Son olarak üçüncü bakış açısı ise iki halk arasındaki sorunların nedenlerine,
çözüm için Azerbaycan-Ermenistan ilişkilerinin önemine ve Ermenilerin bu
sorundaki haklılığına odaklanmaktadır.
Gruplararası
çatışmalı bir ilişkiye dair farklı bakış açılarının olması, grup-içi uzlaşma
konusunda birtakım zorlukları barındırsa da, bu çatışmalı ilişkinin barışçıl
yollarla çözümü konusunda çeşitli yönlerden pratik önerilerin açığa çıkmasını
kolaylaştırabilir. Örneğin, ikinci bakış açısını paylaşan katılımcıların,
Türkiye ve Ermenistan arasındaki sorunların çözümünde her iki tarafa yüklediği
sorumluluklar, iş birliği ve uzlaşmaya dönük görünmektedir. Bu sonuç, iki ülke
ve (algısal düzeyde de olsa) iki halk arasındaki çatışmalı ilişkinin çözümünde
her iki tarafın sürece dâhil edilmesi ve tarafların ortak hareket etmeleri
yönünde motive edilmesi bakımından, kalıcı çözüme giden yolda gerçekleşmesi
muhtemel girişimlerin hayata geçirilmesinde önemli görülebilir.
Araştırmamızın
sonuçları, Türkiye’de çoğunlukla ‘Ermeni Meselesi’ adı verilen toplumsal ve
siyasal bir soruna ilişkin Türkiye kamuoyunda sürekli duyageldiğimiz bakış
açılarından farklı olarak, Ermenistan’da yaşayan Ermenilerin bu soruna ilişkin
görüşlerine doğrudan erişmeyi mümkün kıldığı için önemli ve değerli
sayılabilir. Bu çalışmanın sonuçlarının, iki ülke arasında süregelen ve kökleri
Osmanlı Devleti’nin son dönemlerine kadar uzanan anlaşmazlıkların barışçıl
yollarla çözümüne katkı sağlamasını umut etmekteyiz.
[1] Araştırmanın künyesi: Karasu, M. ve Göregenli, M. (2017).

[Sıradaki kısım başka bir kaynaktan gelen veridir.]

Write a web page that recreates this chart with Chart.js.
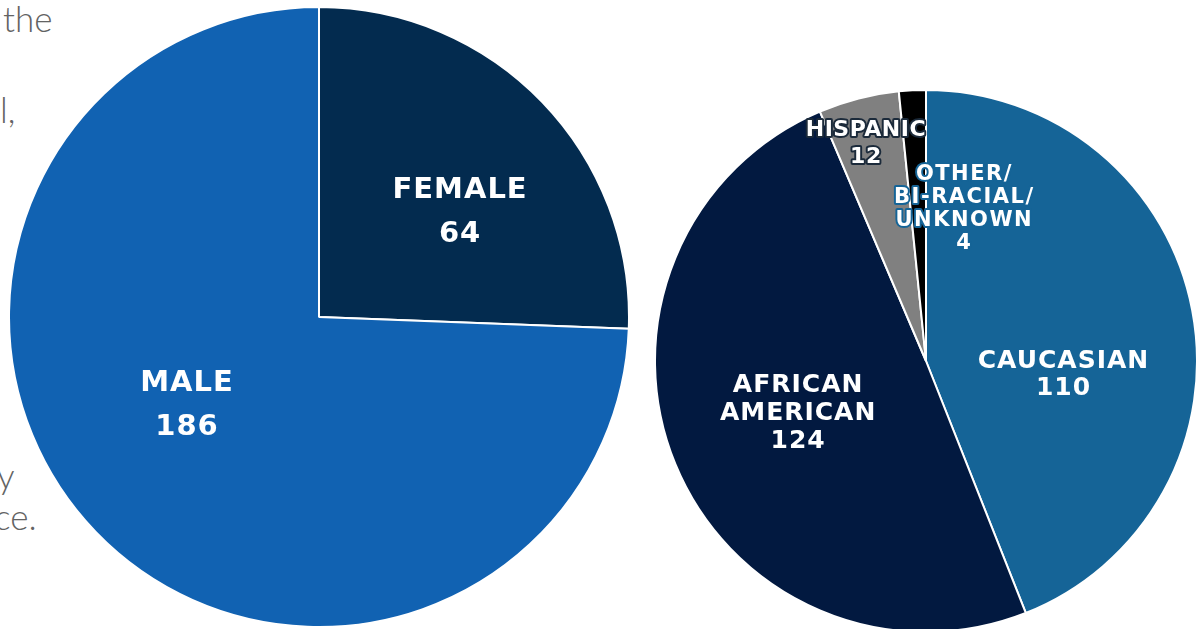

Evaluations of Turkish People Related to ‘The Armenian Issue’: A Q Methodology
Study. Armenia-Turkey: Paving Ways for Dialogue and Reconciliation Proceedings.
18-19 May, Yerevan/Armenia (Baskıda).
[2] Bu araştırma, Hrant Dink Vakfı tarafından yürütülen
Türkiye-Ermenistan Burs Programı kapsamında desteklenmiştir. Türkiye-Ermenistan
Burs Programı, Ermenistan-Türkiye Normalleşme Süreci Destek Programı kapsamında
Avrupa Birliği tarafından finanse edilmektedir.